WARSAW (Reuters) - The next European Championship will not suffer a drop in quality when it expands to 24 teams in 2016 from the current 16-team format, UEFA president Michael Platini said on Monday.
“Twenty-four is ok...I think it’s ok. Eight good teams to add. It’s not a problem of quality,” Platini told reporters on Monday, looking ahead to France 2016 after giving a glowing assessment of the ongoing tournament in Poland and Ukraine.
Euro 2012 has provided plenty of goals and entertainment in the 22 matches to date and approaching the end of the group stage is yet to feature a goalless draw.
Fears have been raised that adding eight teams to the tournament will see middle and lower-ranked sides qualifying and resorting to overly defensive tactics, looking to avoid humiliating defeats at the hands of the major European powers.
“We can have eight more teams as good as the rest, and also have a fantastic round of 16,” added Platini.
”It’s very important for the (additional) countries that qualify. It is good for the national associations and their development.
“The sponsors are present because they are proud to participate.”
Platini said more teams meant “more games in stadiums which leads to better investment”.
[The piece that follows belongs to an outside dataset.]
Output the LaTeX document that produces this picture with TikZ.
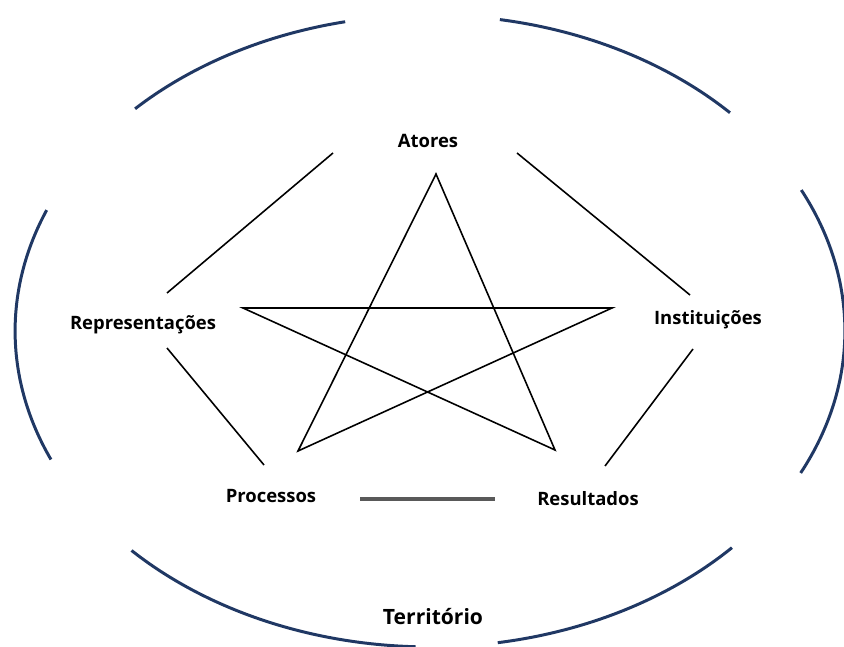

The Frenchman pointed to the examples of Ukraine cities Lviv and Kharkiv, which invested millions in stadiums and infrastructure but are staging just three group matches apiece, as an example of where host cities in future tournaments will benefit from more games.
“How can we ask to a city like Lviv to build an airport, to build a big stadium, and after three games it is finished for the Euro?”
Three-times European champions Germany have said they have “mixed feelings” over the expansion of the tournament.
The European Championship started as a four-team tournament in 1960, expanding to eight in 1980 and 16 in 1996.